The weekend is coming.  Saturday I am going to start the Master Cleanse (which I’m hoping will help with my autoimmune disease because I’m  tired of taking four pills three times a day and still being sick) and between trips to the loo I will be making trips to the garbage and the goodwill drop off.  I’m hoping to clear things out enough that I can maybe hire someone to come and help me keep on top of things.  Because not only do I not blog, I don’t do other vital things like pay bills on time, pluck my eyebrows, read blogs and books and magazines, knit, cook, watch movies and chill out now and then. 

I can’t do it all.  I will be miserable if I keep trying to.  I want to walk in the door and feel glad to be here.

8 thoughts on “Critical mess

  1. Marsha

    The very first thing I am going to do when I start to work outside the home is hire someone to help. I find that getting kids to help takes more time than doing it myself. When I already short of time, this doesn’t seem like a good solution. I think all the kids got together and hatched a conspiracy to get out of chores. But, the thing that ticks me off the most is the husband- he spends way more time complaining than helping.

    -Sending good wishes.

    Reply
  2. Christine

    Throw in the fact that both the cats have had worms recently – which included the runs … well, I’m just one step shy of the Health Department banging down my door.

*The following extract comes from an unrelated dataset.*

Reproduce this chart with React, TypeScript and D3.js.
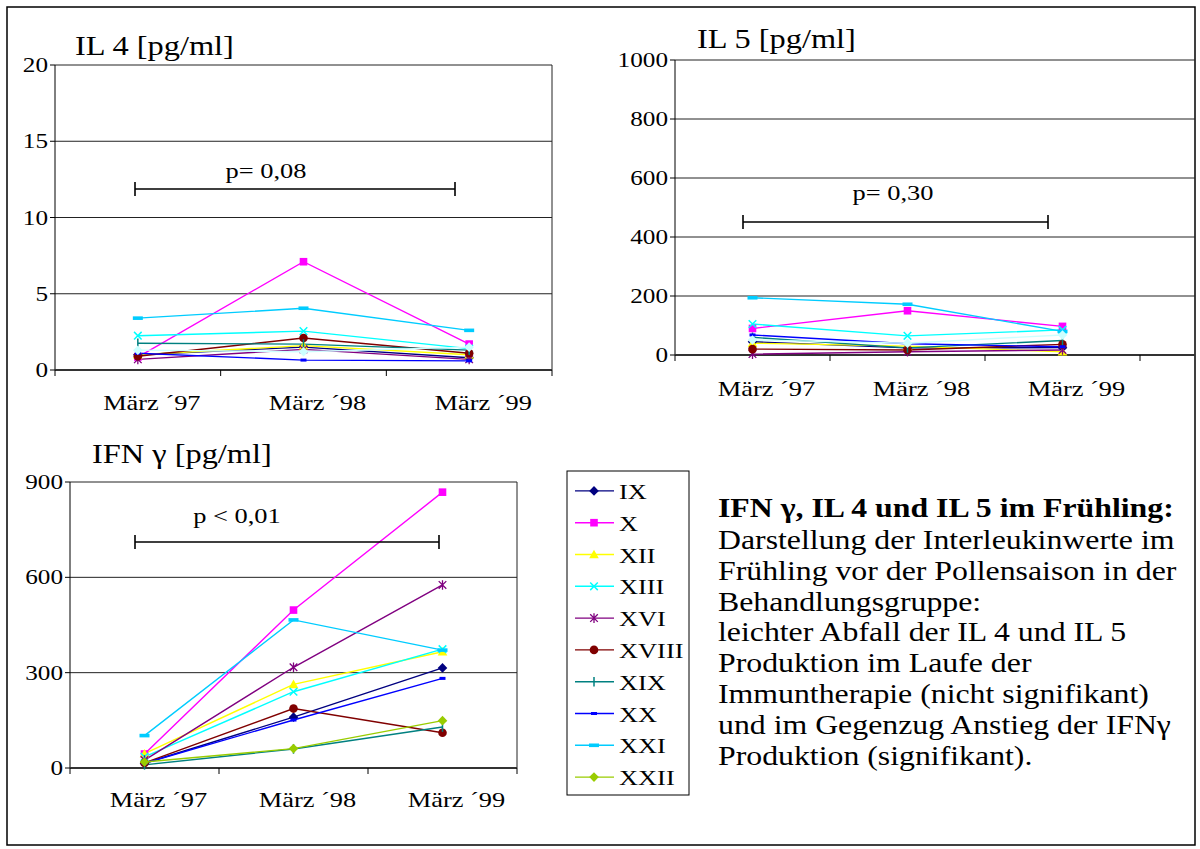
import React from "react";
import * as d3 from "d3";

const categories = ["März ´97", "März ´98", "März ´99"];
const patients = ["IX", "X", "XII", "XIII", "XVI", "XVIII", "XIX", "XX", "XXI", "XXII"];
const markers = ["diamond", "square", "triangle", "x", "star", "circle", "plus", "dash", "wdash", "diamond"];
const colors = ["#000080", "#FF00FF", "#FFFF00", "#00FFFF", "#800080", "#800000", "#008080", "#0000FF", "#00CCFF", "#99CC00"];
// in the IL charts the last series kept Excel's default light turquoise
const colorsIL = ["#000080", "#FF00FF", "#FFFF00", "#00FFFF", "#800080", "#800000", "#008080", "#0000FF", "#00CCFF", "#CCFFFF"];

const il4Values = [
  [1.0, 1.5, 0.8],
  [0.85, 7.1, 1.7],
  [1.0, 1.6, 1.0],
  [2.25, 2.55, 1.4],
  [0.7, 1.35, 0.7],
  [0.9, 2.1, 1.1],
  [1.75, 1.7, 1.3],
  [1.1, 0.65, 0.6],
  [3.4, 4.05, 2.6],
  [1.3, 1.2, 1.5],
];
const il5Values = [
  [45, 24, 25],
  [90, 150, 97],
  [40, 30, 11],
  [105, 65, 85],
  [3, 11, 17],
  [20, 17, 36],
  [60, 24, 49],
  [68, 38, 28],
  [194, 172, 80],
  [51, 40, 68],
];
const ifnValues = [
  [15, 160, 315],
  [44, 497, 868],
  [45, 263, 366],
  [35, 240, 374],
  [25, 317, 576],
  [16, 187, 111],
  [10, 60, 129],
  [15, 151, 282],
  [102, 466, 371],
  [19, 61, 149],
];
const il4Ticks = [0, 5, 10, 15, 20];
const il5Ticks = [0, 200, 400, 600, 800, 1000];
const ifnTicks = [0, 300, 600, 900];

const textLines = [
  "Darstellung der Interleukinwerte im",
  "Frühling vor der Pollensaison in der",
  "Behandlungsgruppe:",
  "leichter Abfall der IL 4 und IL 5",
  "Produktion im Laufe der",
  "Immuntherapie (nicht signifikant)",
  "und im Gegenzug Anstieg der IFNγ",
  "Produktion (signifikant).",
];

const FONT = "Liberation Serif, Times New Roman, serif";
// the scanned figure is a bit wider than tall, so the text is stretched sideways
const SX = 1.2;

function Marker({ type, x, y, color }) {
  const s = 3.8;
  switch (type) {
    case "diamond":
      return <path d={`M${x},${y - s - 1}L${x + s + 1},${y}L${x},${y + s + 1}L${x - s - 1},${y}Z`} fill={color} />;
    case "square":
      return <rect x={x - s} y={y - s} width={2 * s} height={2 * s} fill={color} />;
    case "triangle":
      return <path d={`M${x},${y - s - 1}L${x + s + 1},${y + s}L${x - s - 1},${y + s}Z`} fill={color} />;
    case "x":
      return <path d={`M${x - s},${y - s}L${x + s},${y + s}M${x + s},${y - s}L${x - s},${y + s}`} stroke={color} strokeWidth={1.5} />;
    case "star":
      return <path d={`M${x - s},${y - s}L${x + s},${y + s}M${x + s},${y - s}L${x - s},${y + s}M${x},${y - s - 1}L${x},${y + s + 1}`} stroke={color} strokeWidth={1.3} />;
    case "circle":
      return <circle cx={x} cy={y} r={s + 0.5} fill={color} />;
    case "plus":
      return <path d={`M${x},${y - s - 1}L${x},${y + s + 1}`} stroke={color} strokeWidth={1.5} />;
    case "dash":
      return <rect x={x - 3} y={y - 1.5} width={6} height={3} fill={color} />;
    case "wdash":
      return <rect x={x - 5} y={y - 1.8} width={10} height={3.6} fill={color} />;
    default:
      return null;
  }
}

function T({ x, y, children, ...rest }) {
  return (
    <text transform={`translate(${x},${y}) scale(${SX},1)`} fontFamily={FONT} {...rest}>
      {children}
    </text>
  );
}

function LineChart({ values, palette, ticks, x0, x1, gridRight, y0, y1, title, titleX, titleY, pText, pX, pY, bracketY, bracketX0, bracketX1, labelY }) {
  const x = d3.scaleBand().domain(categories).range([x0, x1]);
  const y = d3.scaleLinear().domain([ticks[0], ticks[ticks.length - 1]]).range([y0, y1]);
  const line = d3.line<number>()
    .x((_, i) => x(categories[i]) + x.bandwidth() / 2)
    .y(d => y(d));
  return (
    <g>
      <T x={titleX} y={titleY} fontSize={27}>{title}</T>
      {ticks.slice(1).map(t => (
        <line key={t} x1={x0} x2={gridRight} y1={y(t)} y2={y(t)} stroke="#222" strokeWidth={1} />
      ))}
      {gridRight === x1 && <line x1={x1} x2={x1} y1={y1} y2={y0} stroke="#222" strokeWidth={1} />}
      <line x1={x0} x2={x0} y1={y1} y2={y0} stroke="#000" strokeWidth={1} />
      <line x1={x0} x2={gridRight} y1={y0} y2={y0} stroke="#333" strokeWidth={2} />
      {ticks.map(t => (
        <g key={t}>
          <line x1={x0 - 5} x2={x0} y1={y(t)} y2={y(t)} stroke="#000" />
          <T x={x0 - 7} y={y(t) + 7} textAnchor="end" fontSize={21}>{t}</T>
        </g>
      ))}
      {[x0, x0 + x.bandwidth(), x0 + 2 * x.bandwidth(), x1].map((tx, i) => (
        <line key={i} x1={tx} x2={tx} y1={y0} y2={y0 + 6} stroke="#000" />
      ))}
      {categories.map(c => (
        <T key={c} x={x(c) + x.bandwidth() / 2 + 14} y={labelY} textAnchor="middle" fontSize={22}>{c}</T>
      ))}
      {values.map((v, i) => (
        <path key={i} d={line(v)} fill="none" stroke={palette[i]} strokeWidth={1.4} />
      ))}
      {values.map((v, i) =>
        v.map((d, j) => (
          <Marker key={i + "-" + j} type={markers[i]} x={x(categories[j]) + x.bandwidth() / 2} y={y(d)} color={palette[i]} />
        ))
      )}
      <T x={pX} y={pY} textAnchor="middle" fontSize={22}>{pText}</T>
      <path d={`M${bracketX0},${bracketY}H${bracketX1}M${bracketX0},${bracketY - 7}V${bracketY + 7}M${bracketX1},${bracketY - 7}V${bracketY + 7}`} stroke="#000" strokeWidth={1.6} fill="none" />
    </g>
  );
}

export default function App() {
  const legendY = d3.scaleBand().domain(patients).range([475, 793]);
  return (
    <svg width={1200} height={849} style={{ position: "absolute", left: 0, top: 0, background: "#fff", fontFamily: FONT }}>
      <rect x={7} y={7} width={1188} height={838} fill="#fff" stroke="#000" strokeWidth={1.5} />
      <LineChart values={il4Values} palette={colorsIL} ticks={il4Ticks} x0={55} x1={552} gridRight={552} y0={370} y1={65}
        title="IL 4 [pg/ml]" titleX={75} titleY={55} pText="p= 0,08" pX={266} pY={178} bracketY={189} bracketX0={135} bracketX1={455} labelY={410} />
      <LineChart values={il5Values} palette={colorsIL} ticks={il5Ticks} x0={675} x1={1140} gridRight={1195} y0={355} y1={60}
        title="IL 5 [pg/ml]" titleX={697} titleY={48} pText="p= 0,30" pX={893} pY={200} bracketY={222} bracketX0={743} bracketX1={1048} labelY={396} />
      <LineChart values={ifnValues} palette={colors} ticks={ifnTicks} x0={70} x1={517} gridRight={517} y0={768} y1={482}
        title="IFN γ [pg/ml]" titleX={92} titleY={463} pText="p < 0,01" pX={237} pY={523} bracketY={542} bracketX0={135} bracketX1={439} labelY={807} />
      <g>
        <rect x={567} y={471} width={122} height={324} fill="#fff" stroke="#000" strokeWidth={1} />
        {patients.map((p, i) => {
          const cy = legendY(p) + legendY.bandwidth() / 2;
          return (
            <g key={p}>
              <line x1={575} x2={614} y1={cy} y2={cy} stroke={colors[i]} strokeWidth={1.4} />
              <Marker type={markers[i]} x={594} y={cy} color={colors[i]} />
              <T x={619} y={cy + 8} fontSize={22}>{p}</T>
            </g>
          );
        })}
      </g>
      <g>
        <T x={718} y={517} fontSize={26.5} fontWeight="bold">IFN γ, IL 4 und IL 5 im Frühling:</T>
        {textLines.map((t, i) => (
          <T key={i} x={718} y={549 + i * 30.8} fontSize={26.5}>{t}</T>
        ))}
      </g>
    </svg>
  );
}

    I like to think of my cleaning as bi-polar. I’m hoping for another manic phase soon.

    Reply
  3. Daisy

    It gets overwhelming, I can see that. The papers are the worst of it in my house. The rest gets put away fairly well. I dream of a decent looking file cabinet that I could keep in the main room, near the computer.

    Reply
  4. Melissa

    I understand your overwhelmed feeling.
    I hope you feel better soon.
    I do not think I could do the master cleanse that you are doing. Good Luck to you!